Given these reasons, I will maintain my original rating.

评论

We appreciate your feedback and the opportunity to clarify the remaining concerns.

A1: We would appreciate it if you could clarify which part of Q1 remains unaddressed. In short, a direct and simple answer to this question is that the challenge lies in the fundamental difference between diffusion and FM. We have attempted to provide a thorough explanation and would be happy to elaborate further based on your specific concerns.

A2.2: Thank you for your response. It seems we now understand what caused the confusion.

  1. The term "coarse representations" is associated with coarse-to-fine generation frameworks, which is a growing research interest. Here, coarse-to-fine is not diffusion or FM process, but a multi-stage process involving multiple generative modules. In other words, there is a weak generator before the FM module, and we have defined gω\boldsymbol{g_\omega} as the weak generator in Equation (10) of our paper. We did not anticipate that "coarse representations" could be misunderstood as being related to diffusion. Recent paper like [31] has already used the term "coarse mel-spectrograms", which we also used in the content related to TTS experiments. In our next version, we will improve it to avoid any confusion.

  2. Similarly to shallow diffusion, the SFM method is designed for multi-stage architectures, where the FM module is used in the final stage. In our paper, the coarse mel-spectrograms (not frame-level linguistic representations, also similar to shallow diffusion) generated by the weak generator are used to construct the intermediate states along the flow paths, thereby improving the quality of FM generation. In other words, we use the early-stage output (from the weak generator, not the FM module) to build the intermediate state along the flow paths, and the FM inference can start from this state, but not from pure noise. In contrast, the single-stage models only have one module and can not be applied with the SFM method.

  3. In fact, single-stage FM-based models such as E2-TTS and F5-TTS are not widely adopted in recent TTS research, because FM itself is not good at contextual learning. Not only the FM-based TTS models [1, 2, 8, 9, 13, 15, 30, 31] mentioned in our paper, but also the latest SOTA TTS models with FM modules, such as CosyVoice3 [a], MiniMax-Speech [b], and Step-Audio 2 [c], have adopted multi-stage frameworks. Moreover, multi-modal models with FM modules like Qwen2.5-Omni [d] also benefit from multi-stage architectures, further highlighting both the relevance and scalability of our proposed method.

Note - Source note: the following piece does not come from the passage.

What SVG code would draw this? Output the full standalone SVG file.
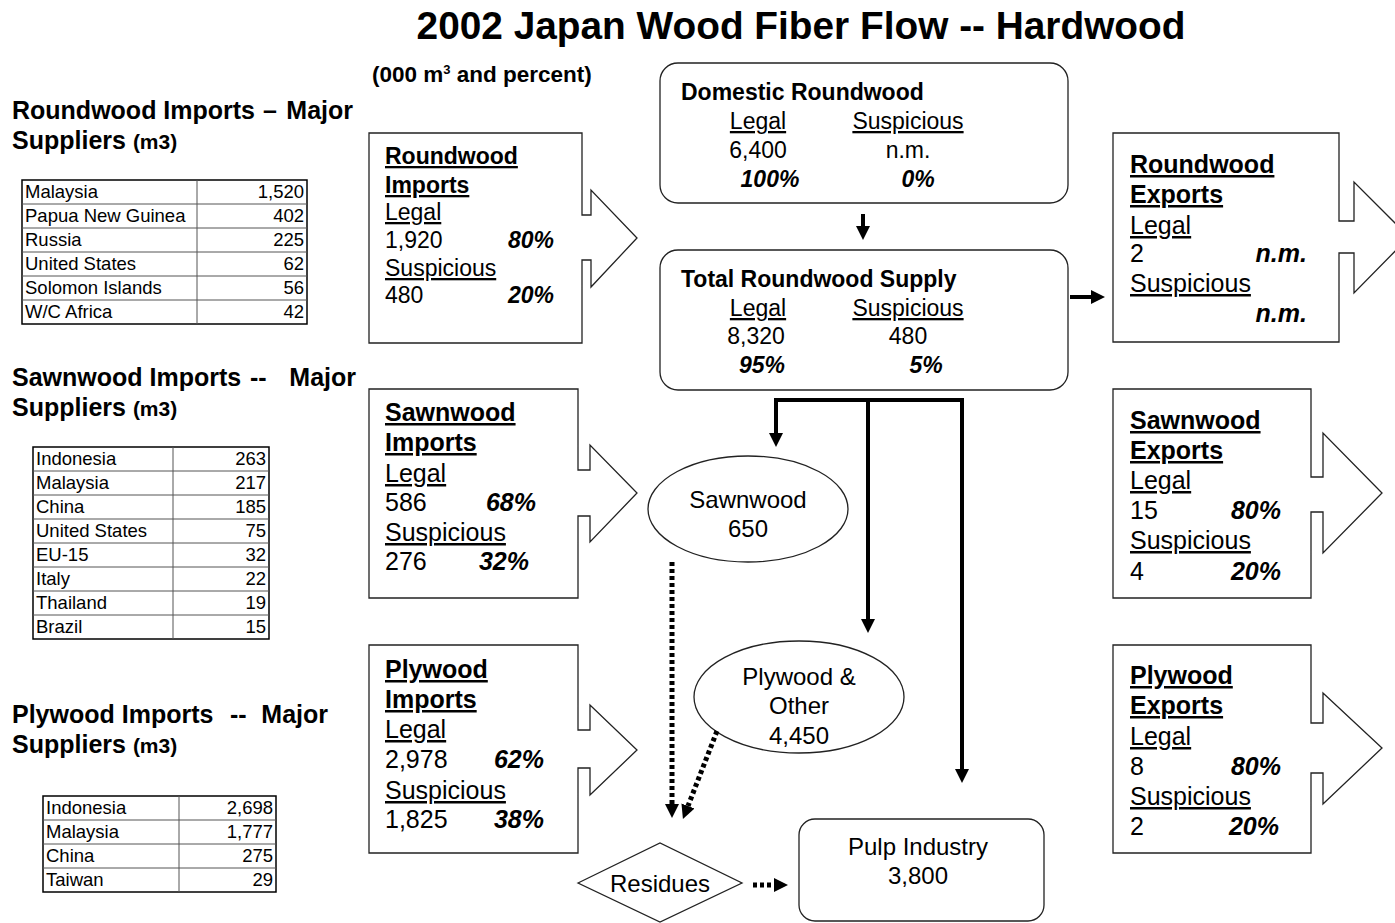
<svg xmlns="http://www.w3.org/2000/svg" width="1395" height="923" viewBox="0 0 1395 923">
<defs>
<style>
text{font-family:"Liberation Sans",Arial,sans-serif;fill:#000}
.b{font-weight:bold}
.bi{font-weight:bold;font-style:italic}
.u{text-decoration:underline}
.shape{fill:#fff;stroke:#222;stroke-width:1.3}
.tbl{fill:#fff;stroke:#000;stroke-width:1.5}
.grid{stroke:#555;stroke-width:1}
.solid{fill:none;stroke:#000;stroke-width:4}
.dot{fill:none;stroke:#000;stroke-width:5;stroke-dasharray:4 3}
.c{text-anchor:middle}
.r{text-anchor:end}
.t19{font-size:18.5px}
.hd{font-weight:bold;font-size:25px}
</style>
<marker id="ah" markerUnits="userSpaceOnUse" markerWidth="14" markerHeight="14" refX="0" refY="7" orient="auto" viewBox="0 0 14 14">
<path d="M0,0 L14,7 L0,14 Z" fill="#000"/>
</marker>
</defs>
<rect width="1395" height="923" fill="#fff"/>

<text x="801" y="39" class="b c" font-size="38.8">2002 Japan Wood Fiber Flow -- Hardwood</text>
<text x="372" y="82" class="b" font-size="22.5">(000 m<tspan dy="-8" font-size="13">3</tspan><tspan dy="8"> and percent)</tspan></text>

<g id="roundwood-suppliers">
<text x="12" y="119" class="hd">Roundwood Imports</text>
<text x="263" y="119" class="hd">–</text>
<text x="353" y="119" class="hd r">Major</text>
<text x="12" y="149" class="hd">Suppliers <tspan font-size="21">(m3)</tspan></text>
<rect x="22" y="180" width="285" height="144" class="tbl"/>
<path class="grid" d="M197,180V324M22,204H307M22,228H307M22,252H307M22,276H307M22,300H307"/>
<g class="t19">
<text x="25" y="198">Malaysia</text><text x="304" y="198" class="r">1,520</text>
<text x="25" y="222">Papua New Guinea</text><text x="304" y="222" class="r">402</text>
<text x="25" y="246">Russia</text><text x="304" y="246" class="r">225</text>
<text x="25" y="270">United States</text><text x="304" y="270" class="r">62</text>
<text x="25" y="294">Solomon Islands</text><text x="304" y="294" class="r">56</text>
<text x="25" y="318">W/C Africa</text><text x="304" y="318" class="r">42</text>
</g>
</g>

<g id="sawnwood-suppliers">
<text x="12" y="386" class="hd">Sawnwood Imports</text>
<text x="250" y="386" class="hd">--</text>
<text x="356" y="386" class="hd r">Major</text>
<text x="12" y="416" class="hd">Suppliers <tspan font-size="21">(m3)</tspan></text>
<rect x="33" y="447" width="236" height="192" class="tbl"/>
<path class="grid" d="M173,447V639M33,471H269M33,495H269M33,519H269M33,543H269M33,567H269M33,591H269M33,615H269"/>
<g class="t19">
<text x="36" y="465">Indonesia</text><text x="266" y="465" class="r">263</text>
<text x="36" y="489">Malaysia</text><text x="266" y="489" class="r">217</text>
<text x="36" y="513">China</text><text x="266" y="513" class="r">185</text>
<text x="36" y="537">United States</text><text x="266" y="537" class="r">75</text>
<text x="36" y="561">EU-15</text><text x="266" y="561" class="r">32</text>
<text x="36" y="585">Italy</text><text x="266" y="585" class="r">22</text>
<text x="36" y="609">Thailand</text><text x="266" y="609" class="r">19</text>
<text x="36" y="633">Brazil</text><text x="266" y="633" class="r">15</text>
</g>
</g>

<g id="plywood-suppliers">
<text x="12" y="723" class="hd">Plywood Imports</text>
<text x="230" y="723" class="hd">--</text>
<text x="328" y="723" class="hd r">Major</text>
<text x="12" y="753" class="hd">Suppliers <tspan font-size="21">(m3)</tspan></text>
<rect x="43" y="796" width="233" height="96" class="tbl"/>
<path class="grid" d="M179,796V892M43,820H276M43,844H276M43,868H276"/>
<g class="t19">
<text x="46" y="814">Indonesia</text><text x="273" y="814" class="r">2,698</text>
<text x="46" y="838">Malaysia</text><text x="273" y="838" class="r">1,777</text>
<text x="46" y="862">China</text><text x="273" y="862" class="r">275</text>
<text x="46" y="886">Taiwan</text><text x="273" y="886" class="r">29</text>
</g>
</g>

<g id="roundwood-imports" font-size="23">
<path class="shape" d="M369,133H582V215H591V190L637,238L591,287V260H582V343H369Z"/>
<text x="385" y="164" class="b u">Roundwood</text>
<text x="385" y="193" class="b u">Imports</text>
<text x="385" y="220" class="u">Legal</text>
<text x="385" y="248">1,920</text><text x="554" y="248" class="bi r">80%</text>
<text x="385" y="276" class="u">Suspicious</text>
<text x="385" y="303">480</text><text x="554" y="303" class="bi r">20%</text>
</g>

<g id="sawnwood-imports" font-size="25">
<path class="shape" d="M369,389H578V470H590V445L637,493L590,542V516H578V598H369Z"/>
<text x="385" y="421" class="b u">Sawnwood</text>
<text x="385" y="451" class="b u">Imports</text>
<text x="385" y="482" class="u">Legal</text>
<text x="385" y="511">586</text><text x="536" y="511" class="bi r">68%</text>
<text x="385" y="541" class="u">Suspicious</text>
<text x="385" y="570">276</text><text x="529" y="570" class="bi r">32%</text>
</g>

<g id="plywood-imports" font-size="25">
<path class="shape" d="M369,645H578V730H590V705L637,750L590,795V768H578V853H369Z"/>
<text x="385" y="678" class="b u">Plywood</text>
<text x="385" y="708" class="b u">Imports</text>
<text x="385" y="738" class="u">Legal</text>
<text x="385" y="768">2,978</text><text x="544" y="768" class="bi r">62%</text>
<text x="385" y="799" class="u">Suspicious</text>
<text x="385" y="828">1,825</text><text x="544" y="828" class="bi r">38%</text>
</g>

<g id="domestic-roundwood" font-size="23">
<rect x="660" y="63" width="408" height="140" rx="18" class="shape"/>
<text x="681" y="100" class="b">Domestic Roundwood</text>
<text x="758" y="129" class="c u">Legal</text><text x="908" y="129" class="c u">Suspicious</text>
<text x="758" y="158" class="c">6,400</text><text x="908" y="158" class="c">n.m.</text>
<text x="770" y="187" class="bi c">100%</text><text x="918" y="187" class="bi c">0%</text>
</g>

<g id="total-roundwood-supply" font-size="23">
<rect x="660" y="250" width="408" height="140" rx="18" class="shape"/>
<text x="681" y="287" class="b">Total Roundwood Supply</text>
<text x="758" y="316" class="c u">Legal</text><text x="908" y="316" class="c u">Suspicious</text>
<text x="756" y="344" class="c">8,320</text><text x="908" y="344" class="c">480</text>
<text x="762" y="373" class="bi c">95%</text><text x="926" y="373" class="bi c">5%</text>
</g>

<g id="roundwood-exports" font-size="25">
<path class="shape" d="M1113,133H1339V221H1354V182L1409,237L1354,293V253H1339V342H1113Z"/>
<text x="1130" y="173" class="b u">Roundwood</text>
<text x="1130" y="203" class="b u">Exports</text>
<text x="1130" y="234" class="u">Legal</text>
<text x="1130" y="262">2</text><text x="1307" y="262" class="bi r">n.m.</text>
<text x="1130" y="292" class="u">Suspicious</text>
<text x="1307" y="322" class="bi r">n.m.</text>
</g>

<g id="sawnwood-exports" font-size="25">
<path class="shape" d="M1113,389H1311V477H1323V433L1382,493L1323,553V512H1311V598H1113Z"/>
<text x="1130" y="429" class="b u">Sawnwood</text>
<text x="1130" y="459" class="b u">Exports</text>
<text x="1130" y="489" class="u">Legal</text>
<text x="1130" y="519">15</text><text x="1281" y="519" class="bi r">80%</text>
<text x="1130" y="549" class="u">Suspicious</text>
<text x="1130" y="580">4</text><text x="1281" y="580" class="bi r">20%</text>
</g>

<g id="plywood-exports" font-size="25">
<path class="shape" d="M1113,645H1311V723H1323V693L1382,748L1323,804V773H1311V853H1113Z"/>
<text x="1130" y="684" class="b u">Plywood</text>
<text x="1130" y="714" class="b u">Exports</text>
<text x="1130" y="745" class="u">Legal</text>
<text x="1130" y="775">8</text><text x="1281" y="775" class="bi r">80%</text>
<text x="1130" y="805" class="u">Suspicious</text>
<text x="1130" y="835">2</text><text x="1279" y="835" class="bi r">20%</text>
</g>

<g id="sawnwood" font-size="24">
<ellipse cx="748" cy="509" rx="100" ry="53" class="shape"/>
<text x="748" y="508" class="c">Sawnwood</text>
<text x="748" y="537" class="c">650</text>
</g>

<g id="plywood-other" font-size="24">
<ellipse cx="799" cy="697" rx="105" ry="56" class="shape"/>
<text x="799" y="685" class="c">Plywood &amp;</text>
<text x="799" y="714" class="c">Other</text>
<text x="799" y="744" class="c">4,450</text>
</g>

<g id="residues" font-size="24">
<path class="shape" d="M578,883L660,843L742,883L660,922Z"/>
<text x="660" y="892" class="c">Residues</text>
</g>

<g id="pulp-industry" font-size="24">
<rect x="799" y="819" width="245" height="102" rx="16" class="shape"/>
<text x="918" y="855" class="c">Pulp Industry</text>
<text x="918" y="884" class="c">3,800</text>
</g>

<g id="connectors">
<path class="solid" d="M863,214V226" marker-end="url(#ah)"/>
<path class="solid" d="M1070,297H1091" marker-end="url(#ah)"/>
<path class="solid" d="M776,400V433" marker-end="url(#ah)"/>
<path class="solid" d="M774,400H962V769" marker-end="url(#ah)"/>
<path class="solid" d="M868,400V619" marker-end="url(#ah)"/>
<path class="dot" d="M672,562V804" marker-end="url(#ah)"/>
<path class="dot" d="M717,731L688,806" marker-end="url(#ah)"/>
<path class="dot" d="M753,885H774" marker-end="url(#ah)"/>
</g>
</svg>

Our concern: It appears that there may still be some misunderstandings about our method. If you could point out which part of the algorithm remains unclear or difficult to follow, we would be very grateful to clarify further or modify it in our next version.

[a] Z. Du et al., "CosyVoice 3: Towards In-the-wild Speech Generation via Scaling-up and Post-training", arXiv:2505.17589, 2025.
[b] B. Zhang et al., "MiniMax-Speech: Intrinsic Zero-Shot Text-to-Speech with a Learnable Speaker Encoder", arXiv:2505.07916, 2025.
[c] B. Wu et al., "Step-Audio 2 Technical Report", arXiv:2507.16632, 2025.
[d] J. Xu et al., "Qwen2.5-Omni Technical Report", arXiv:2503.20215, 2025.

评论

The claim "FM itself is not good at contextual learning" is certainly outside my understanding. This is my final comment. I'll leave the ultimate decision to the Area Chair.

审稿意见
3

This paper proposes a Shallow Flow Matching (SFM) mechanism to enhance flow matching (FM)-based Text-to-Speech (TTS) models that operate within a coarse-to-fine generation paradigm. The core idea is to leverage the coarse representations produced by a weak generator to construct an intermediate starting point for the FM process, rather than starting from pure noise. The authors demonstrate that integrating SFM into several TTS models improves both the sampling quality and inference speed.

优缺点分析

Strengths:

  • The paper provides a theoretical validation for the proposed SFM method, with theorems and proofs.
  • The method demonstrates improved performance compared to its baseline counterparts in subjective evaluations of naturalness and similarity.
  • The significant improvement in inference speed when using the proposed method is thoroughly analyzed.

Weaknesses:

  • The experimental results on small datasets like LJSpeech and VCTK do not adequately justify the method's scalability. While LibriTTS is a comparatively larger set, the experiments do not convincingly demonstrate how this approach would perform on the massive, diverse datasets (10k+ hours) used by many state-of-the-art zero-shot TTS models (e.g., VALL-E, Voicebox, MELLE, DiTTo-TTS, E2-TTS, F5-TTS, and CosyVoice 2).
  • The method has limited applicability in its current form. While the authors show its applicability to CosyVoice, a two-stage coarse-to-fine generative model, it is unclear if or how SFM could be applied to other prominent TTS methods, such as single-stage large diffusion/flow-matching models (e.g., DiTTo-TTS, F5-TTS) or discrete-token generative models (e.g., Llasa, MaskGCT).
  • The paper does not compare the proposed acceleration technique to other well-known methods for speeding up generative model inference, such as consistency models. This makes it difficult to assess the significance of the speed improvements in the broader context of fast sampling techniques.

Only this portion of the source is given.